AI winter is the name given to periods of reduced funding, diminished interest, and institutional retrenchment in AI research that followed cycles of hype and failed promises. Two major winters are conventionally identified: the first (roughly 1974–1980) following the Lighthill Report and the failure of early machine translation and perceptron-based approaches; the second (roughly 1987–1993) following the collapse of the expert systems market and disillusionment with the limitations of knowledge engineering.

What the cyclical narrative conceals: AI winters are not random fluctuations in an otherwise progressive enterprise. They are the periodic settling of debts incurred by overclaiming. Each winter is preceded by a period in which researchers, in competition for funding and public attention, allowed projections of near-term capability that the underlying science could not support. The winters did not kill promising research — they killed the overclaiming, and in doing so temporarily defunded the research along with it.

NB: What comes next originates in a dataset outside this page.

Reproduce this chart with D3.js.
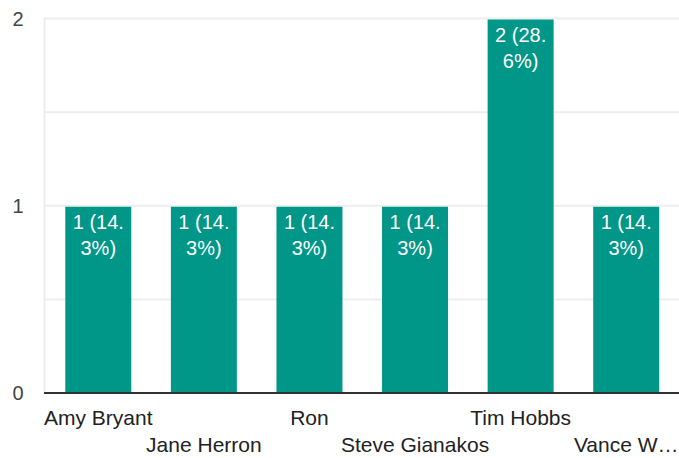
<!DOCTYPE html>
<html>
<head>
<meta charset="utf-8">
<script src="https://cdn.jsdelivr.net/npm/d3@7"></script>
<style>
  html, body { margin: 0; padding: 0; background: #fff; }
  svg { display: block; }
  text { font-family: "Liberation Sans", Arial, sans-serif; }
</style>
</head>
<body>
<svg id="chart" width="679" height="458"></svg>
<script>
const categories = ["Amy Bryant", "Jane Herron", "Ron", "Steve Gianakos", "Tim Hobbs", "Vance W…"];
const counts = [1, 1, 1, 1, 2, 1];
const percents = ["14.3", "14.3", "14.3", "14.3", "28.6", "14.3"];
const yTicks = [0, 1, 2];
const gridTicks = [0.5, 1, 1.5, 2];

const W = 679, H = 458;
const plot = { left: 45.5, right: 679, top: 18.5, bottom: 393 };

const svg = d3.select("#chart");

const x = d3.scaleBand()
  .domain(categories)
  .range([plot.left, plot.right])
  .paddingInner(0.375)
  .paddingOuter(0.1875);

const y = d3.scaleLinear().domain([0, 2]).range([plot.bottom, plot.top]);

// vertical left grid line
svg.append("line")
  .attr("x1", 44.5).attr("x2", 44.5)
  .attr("y1", plot.top - 1).attr("y2", plot.bottom)
  .attr("stroke", "#eeeeee").attr("stroke-width", 2);

// horizontal grid lines
svg.append("g").selectAll("line").data(gridTicks).join("line")
  .attr("x1", 44).attr("x2", plot.right)
  .attr("y1", d => y(d)).attr("y2", d => y(d))
  .attr("stroke", "#eeeeee").attr("stroke-width", 2);

// bars
svg.append("g").selectAll("rect").data(categories).join("rect")
  .attr("x", d => x(d))
  .attr("width", x.bandwidth())
  .attr("y", (d, i) => y(counts[i]) + 1)
  .attr("height", (d, i) => plot.bottom - y(counts[i]) - 1)
  .attr("fill", "#009688");

// baseline
svg.append("line")
  .attr("x1", 44).attr("x2", plot.right)
  .attr("y1", plot.bottom).attr("y2", plot.bottom)
  .attr("stroke", "#333333").attr("stroke-width", 2.2);

// y axis labels
svg.append("g").selectAll("text").data(yTicks).join("text")
  .attr("x", 23.5)
  .attr("y", d => y(d))
  .attr("dy", "0.36em")
  .attr("text-anchor", "end")
  .attr("font-size", 20)
  .attr("fill", "#444")
  .text(d => d);

// x axis labels (staggered)
svg.append("g").selectAll("text").data(categories).join("text")
  .attr("x", d => x(d) + x.bandwidth() / 2)
  .attr("y", (d, i) => i % 2 === 0 ? 425 : 452)
  .attr("text-anchor", "middle")
  .attr("font-size", 21)
  .attr("fill", "#222")
  .text(d => d);

// bar value labels, wrapped to bar width
const labelG = svg.append("g");
categories.forEach((c, i) => {
  const full = `${counts[i]} (${percents[i]}%)`;
  const segs = full.match(/[^ .]*[ .]?/g).filter(s => s.length);
  const maxW = x.bandwidth() - 4;
  const probe = labelG.append("text").attr("font-size", 20);
  const lines = [];
  let cur = "";
  segs.forEach(s => {
    const test = cur + s;
    probe.text(test.trim());
    if (cur && probe.node().getComputedTextLength() > maxW) {
      lines.push(cur.trim());
      cur = s;
    } else {
      cur = test;
    }
  });
  if (cur) lines.push(cur.trim());
  probe.remove();
  const t = labelG.append("text")
    .attr("text-anchor", "middle")
    .attr("font-size", 20)
    .attr("fill", "#ffffff");
  lines.forEach((ln, k) => {
    t.append("tspan")
      .attr("x", x(c) + x.bandwidth() / 2)
      .attr("y", y(counts[i]) + 23 + k * 26)
      .text(ln);
  });
});
</script>
</body>
</html>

Whether the current period — characterized by large language models, massive compute investment, and claims about artificial general intelligence — will be followed by a third winter is a question the field prefers not to ask. The structural conditions that produced the first two winters — competitive overclaiming, funding cycles that reward bold predictions, and the difficulty of distinguishing genuine capability from impressive performance on narrow benchmarks — are all present. The benchmark saturation problem suggests the capability metrics are already outrunning the underlying progress. History is not a reliable guide to the future of technology, but it is the only guide we have.